BesselJ[0,x] is a smooth quasiperiodic function. NSolve is able to find all roots in the given range 0<x<50:

erg = NSolve[{BesselJ[0, x], 0 < x < 50}, x, Reals]
Show[{Plot[BesselJ[0, x], {x, 0, 50}] , Graphics[Point[{x, 0} /. erg]]}]

But if I increase the range 0<x<100 NSolve misses many of the expected 32 roots.

erg = NSolve[{BesselJ[0, x], 0 < x < 100}, x, Reals]
Show[{Plot[BesselJ[0, x], {x, 0, 100}] ,Graphics[Point[{x, 0} /. erg]]}]

Any idea why NSolve fails? Is there some kind of critical argumentsize x in the definition of BesselJ[0,x]? Thanks!

Answer 1

$Version

(* "11.3.0 for Mac OS X x86 (64-bit) (March 7, 2018)" *)

Increasing the WorkingPrecision improves the performance of NSolve

Manipulate[
 erg = NSolve[{BesselJ[0, x], 0 < x < 100}, x, Reals,
   WorkingPrecision -> wp];
 Show[{
   Plot[BesselJ[0, x], {x, 0, 100}],
   Graphics[{Red, AbsolutePointSize[4], Point[{x, 0} /. erg]}]}],
 {{wp, Automatic, "WorkingPrecision"},
  {Automatic, Range[20, 30, 2]} // Flatten,
  ControlType -> SetterBar}]

EDIT: NSolve in the current version of Mathematica performs as expected for much larger values of xmax

$Version

(* "14.0.0 for Mac OS X ARM (64-bit) (December 13, 2023)" *)

Clear["Global`*"];

xmax = 2000;

(erg = Solve[{BesselJ[0, x] == 0, 0 < x < xmax}, x, Reals])[[1 ;; 4]]

(* {{x -> BesselJZero[0, 1]}, {x -> BesselJZero[0, 2]}, {x -> 
   BesselJZero[0, 3]}, {x -> BesselJZero[0, 4]}} *)

Length@erg

(* 636 *)

ergN = NSolve[{BesselJ[0, x] == 0, 0 < x < xmax}, x, Reals];

(x /. erg) == (x /. ergN)

(* True *)

Answer 2

I am not sure if this would qualify as a workaround for what you want to do but this works.

tt = Table[BesselJZero[0, i] // N, {i, 25}]

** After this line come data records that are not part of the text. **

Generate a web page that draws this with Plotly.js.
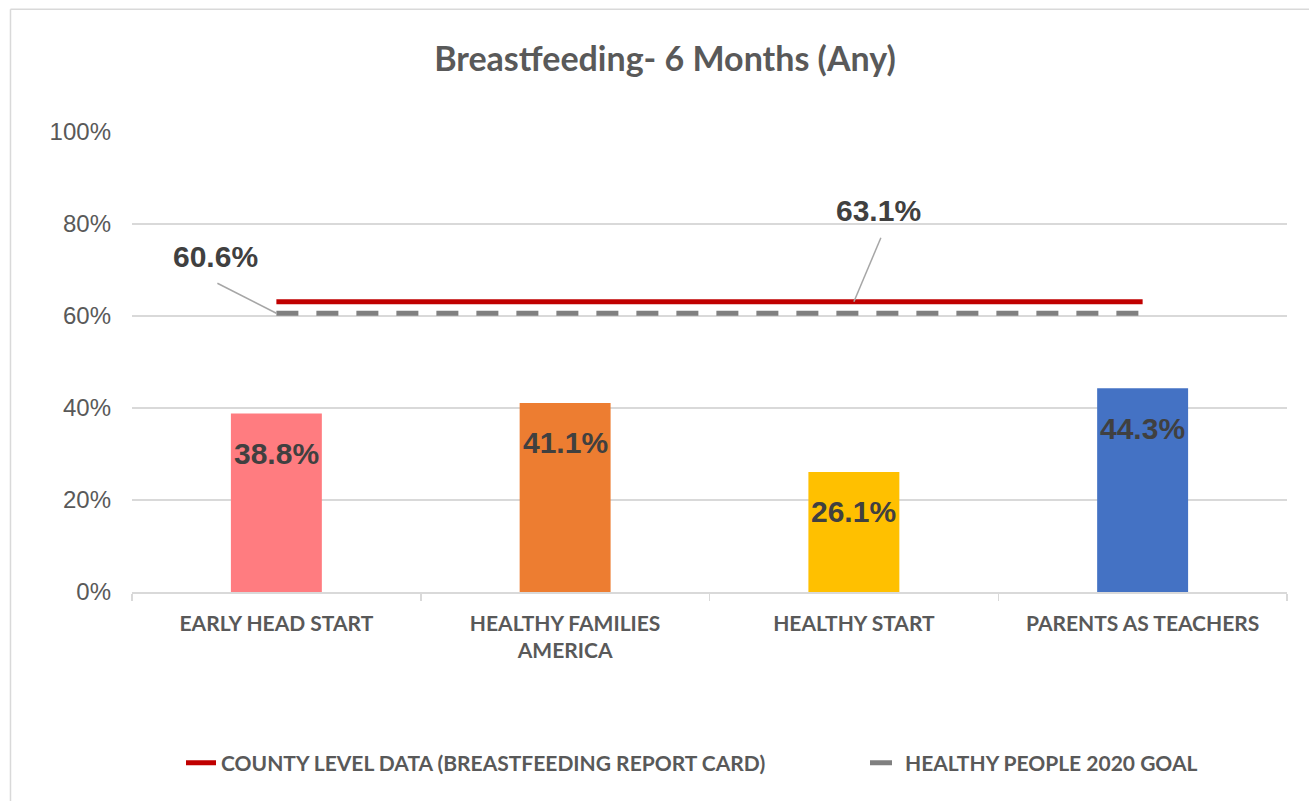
<!DOCTYPE html>
<html>
<head>
<meta charset="utf-8">
<script src="https://cdn.plot.ly/plotly-3.0.1.min.js"></script>
<style>
html,body{margin:0;padding:0;background:#fff;}
#chart{width:1309px;height:801px;}
</style>
</head>
<body>
<div id="chart"></div>
<script>
// ---- data ----
var categories = ["EARLY HEAD START", "HEALTHY FAMILIES<br>AMERICA", "HEALTHY START", "PARENTS AS TEACHERS"];
var programValues = [38.8, 41.1, 26.1, 44.3];
var barColors = ["#FF7C80", "#ED7D31", "#FFC000", "#4472C4"];
var countyValue = 63.1;
var goalValue = 60.6;
var countyName = "COUNTY LEVEL DATA (BREASTFEEDING REPORT CARD)";
var goalName = "HEALTHY PEOPLE 2020 GOAL";
var yTicks = [0, 20, 40, 60, 80, 100];
var yTickLabels = ["0%", "20%", "40%", "60%", "80%", "100%"];
var titleText = "Breastfeeding- 6 Months (Any)";

function pct(v){ return v.toFixed(1) + "%"; }

var countySeries = categories.map(function(){ return countyValue; });
var goalSeries = categories.map(function(){ return goalValue; });

var labelFont = {family: "Liberation Sans Narrow, Arial Narrow, Liberation Sans, Arial, sans-serif", size: 30, color: "#404040", weight: 700};
var catFont = {family: "Lato, Open Sans, sans-serif", size: 21, color: "#595959", weight: 700};

var traces = [
  {
    type: "bar",
    x: categories,
    y: programValues,
    marker: {color: barColors},
    showlegend: false,
    hoverinfo: "x+y"
  },
  {
    type: "scatter",
    mode: "lines",
    x: categories,
    y: countySeries,
    name: countyName,
    legend: "legend",
    line: {color: "#C00000", width: 5}
  },
  {
    type: "scatter",
    mode: "lines",
    x: categories,
    y: goalSeries,
    name: goalName,
    legend: "legend2",
    line: {color: "#808080", width: 5, dash: "22px,18px"}
  }
];

var annotations = programValues.map(function(v, i){
  return {
    x: categories[i], y: v, xref: "x", yref: "y",
    text: "<b>" + pct(v) + "</b>", showarrow: false,
    yanchor: "middle", yshift: -40,
    font: labelFont
  };
});
annotations.push({
  x: categories[0], y: goalValue, xref: "x", yref: "y",
  text: "<b>" + pct(goalValue) + "</b>", showarrow: false,
  xshift: -61, yshift: 57, font: labelFont
});
annotations.push({
  x: categories[2], y: countyValue, xref: "x", yref: "y",
  text: "<b>" + pct(countyValue) + "</b>", showarrow: false,
  xshift: 25, yshift: 91, font: labelFont
});

var shapes = [
  // leader lines
  {type: "line", xref: "x", yref: "y", xsizemode: "pixel", ysizemode: "pixel",
   xanchor: categories[0], yanchor: goalValue, x0: -59, y0: 30, x1: 0, y1: 0,
   line: {color: "#A6A6A6", width: 1.5}},
  {type: "line", xref: "x", yref: "y", xsizemode: "pixel", ysizemode: "pixel",
   xanchor: categories[2], yanchor: countyValue, x0: 27, y0: 64, x1: 0, y1: 0,
   line: {color: "#A6A6A6", width: 1.5}},
  // outer chart frame
  {type: "line", xref: "paper", yref: "paper", x0: -0.1052, x1: -0.1052, y0: 1.2667, y1: -0.5,
   line: {color: "#D9D9D9", width: 1.5}},
  {type: "line", xref: "paper", yref: "paper", x0: -0.1052, x1: 1.1, y0: 1.2667, y1: 1.2667,
   line: {color: "#D9D9D9", width: 1.5}}
];

var layout = {
  width: 1309, height: 801,
  margin: {l: 132, r: 22, t: 132, b: 209, autoexpand: false},
  paper_bgcolor: "#fff", plot_bgcolor: "#fff",
  title: {
    text: "<b>" + titleText + "</b>",
    xref: "container", yref: "container",
    x: 665/1309, y: 1 - 59/801, xanchor: "center", yanchor: "middle",
    font: {family: "Lato, Open Sans, sans-serif", size: 34, color: "#595959"}
  },
  bargap: 0.685,
  xaxis: {
    type: "category",
    showline: true, linecolor: "#D9D9D9", linewidth: 1.5,
    ticks: "outside", tickson: "boundaries", ticklen: 7, tickcolor: "#D9D9D9", tickwidth: 1.5,
    tickfont: catFont, showgrid: false, zeroline: false,
    ticklabelstandoff: 12,
    fixedrange: true
  },
  yaxis: {
    range: [0, 100],
    tickvals: yTicks, ticktext: yTickLabels,
    showgrid: true, gridcolor: "#D9D9D9", gridwidth: 1.5,
    zeroline: false, showline: false, ticks: "",
    tickfont: {family: "Liberation Sans, Arial, sans-serif", size: 24, color: "#595959"},
    ticklabelstandoff: 20,
    fixedrange: true
  },
  showlegend: true,
  legend: {
    orientation: "h",
    x: (181 - 132)/1155, xanchor: "left",
    y: (592 - 763)/460, yanchor: "middle",
    font: catFont,
    bgcolor: "rgba(0,0,0,0)"
  },
  legend2: {
    orientation: "h",
    x: (865 - 132)/1155, xanchor: "left",
    y: (592 - 763)/460, yanchor: "middle",
    font: catFont,
    bgcolor: "rgba(0,0,0,0)"
  },
  annotations: annotations,
  shapes: shapes
};

Plotly.newPlot("chart", traces, layout, {displayModeBar: false, staticPlot: true});
</script>
</body>
</html>
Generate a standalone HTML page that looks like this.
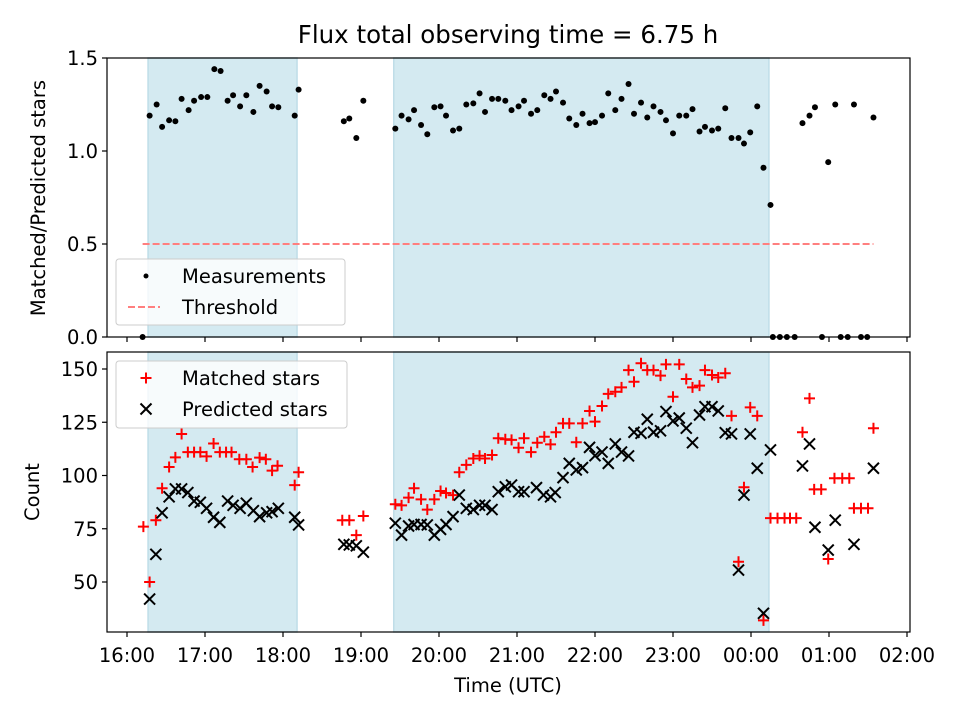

rr=FindRoot[BesselJ[0, x], {x, # - 1, # + 1}] & /@ tt

Show[Plot[BesselJ[0, x], {x, 0, 100}], 
 Graphics[ Point /@ ({x, 0} /. rr)]]

Answer 3

I would like to argue that this is a bug.

The roots are roughly located and polished with FindRoot at a WorkingPrecision of 10 plus the WorkingPrecision of NSolve. In this case that is ten more than machine precision, or MachinePrecision + 10, which is about 26.95 digits. We can see that all 32 roots are found.

fn = BesselJ[0, #] &;  (* for convenience *)

rts0 = Trace[
      NSolve[{BesselJ[0, x], 0 < x < 100}, x, Reals],
      HoldPattern[f : FindRoot[_, {v_, _}, ___]] :> (v /. f),
      TraceInternal -> True] // Flatten // ReleaseHold // Sort;

Plot[fn[x], {x, 0, 100},
 PlotLabel -> Row[{Length@rts, "roots"}, " "],
 Epilog -> {Red, Point@Thread[{rts0, 0}]}]

NSolve then set the roots to the arbitrary-precision equivalent of the working precision, which in this case is $MachinePrecision and deletes the value of x for which fn[x] is nonzero:

rts = SetPrecision[rts0, $MachinePrecision];

ListPlot[
 fn[rts] /. r_ /; r == 0 :> 0 // RealExponent,
 GridLines -> {Flatten@Position[fn[rts], r_ /; r != 0], None},
 PlotLabel -> 
  "Indices of final roots, rejected with nonzero residual"
 ]

Trace[
  NSolve[{BesselJ[0, x], 0 < x < 100}, x, Reals],
  HoldPattern[Select[_, Function[_Equal]]],
  TraceInternal -> True] // Flatten

The real problem is that at an arbitrary-precision of $MachinePrecision there is no number near each discarded root that can make the Bessel function evaluate to an arbitrary-precision zero. (It's the nature of a finite machine that not every real number can be represented.) Usually what happens at the closest arbitrary-precision number to a root is that the round-off error bound calculated by the arbitrary-precision code is greater than the computed value of fn[x] at a zero x, and an arbitrary-precision zero is returned. I suspect the assumption was that this always happens, but apparently it does not.